Jomier looks at Tilly. The skin of her cheeks is suddenly flushed. She does not raise her eyes from the piece of paper she holds in her hand.

‘Is this wrong?’ asks Adams. ‘Do either of you have Austrian blood?’

Tilly looks up and glances sideways at Jomier with an expression of terror. ‘No . . . no, I don’t think so . . . I’m sure I don’t.’

Jomier turns back to Adams. ‘My grandmother, Elise Jomier, had a long affair with a man called Ferdinand von Frycht. It is quite possible, even likely, that he was the natural father of my father.’

Adams is excited. ‘That is certainly something worth pursuing. There have been only two or three cases of Frycht’s anaemia this century, but it does crop up every now and sometimes skips several generations.’

‘And if it should turn out,’ asks Jomier, ‘that Louisa is suffering from Frycht’s anaemia, can anything be done?’

‘Five years ago,’ says Adams, ‘I would have said no, but now, yes. Hasemann in Vienna came up with a cure. It helped win him the Nobel Prize.’

 

Jomier and Tilly walk down stairs, into lifts and along corridors to the private wing of Chad’s Hospital. Tilly is weeping: she chokes and says in a stuttering whisper, ‘I . . . I . . . it was just something . . . in a bubble . . . nothing to do with us. It just happened . . . I mean, I thought, she could have been yours.’

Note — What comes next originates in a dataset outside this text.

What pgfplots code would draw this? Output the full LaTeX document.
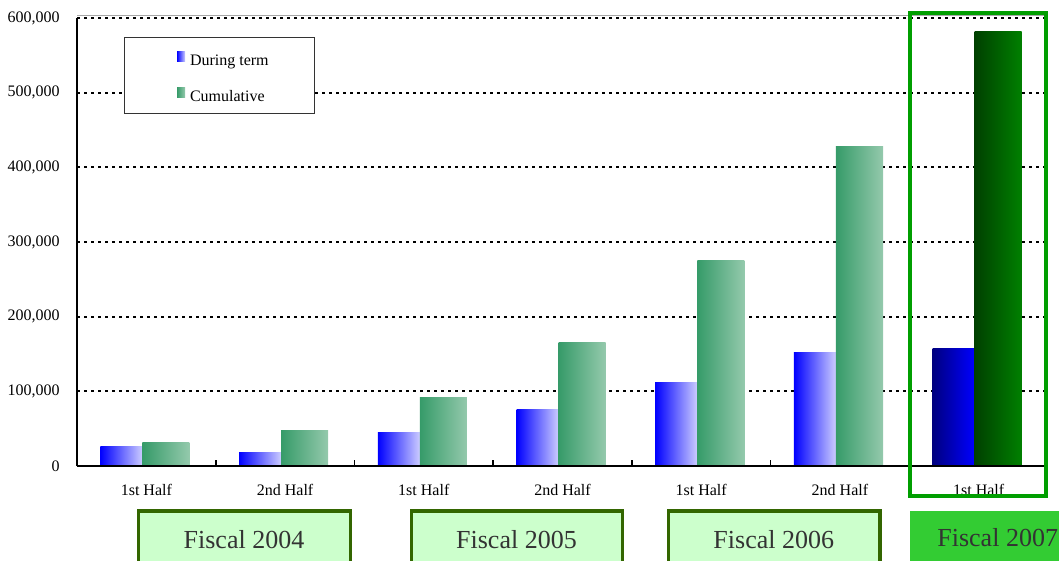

Jomier says nothing. They walk along the corridor in silence. He hides the thoughts going through his head from Tilly. He hides the thoughts going through his head from himself. All thoughts but one. Finally he says: ‘She’s going to live.’

‘Yes.’

They turn a corner. Another corridor. More silence. Then, without looking at his former wife, Jomier says: ‘Did I ever tell you about my grandmother’s affair with Ferdy von Frycht?’

Tilly sniffs. ‘No. No, I don’t think so.’

‘A skeleton in the cupboard.’

‘Yes.’

‘Louisa will be amused,’ says Jomier.

‘Yes.’

‘And Henry? What do you think? A little embarrassed, perhaps, but not ill-pleased. Some blue blood in his veins on his father’s side.’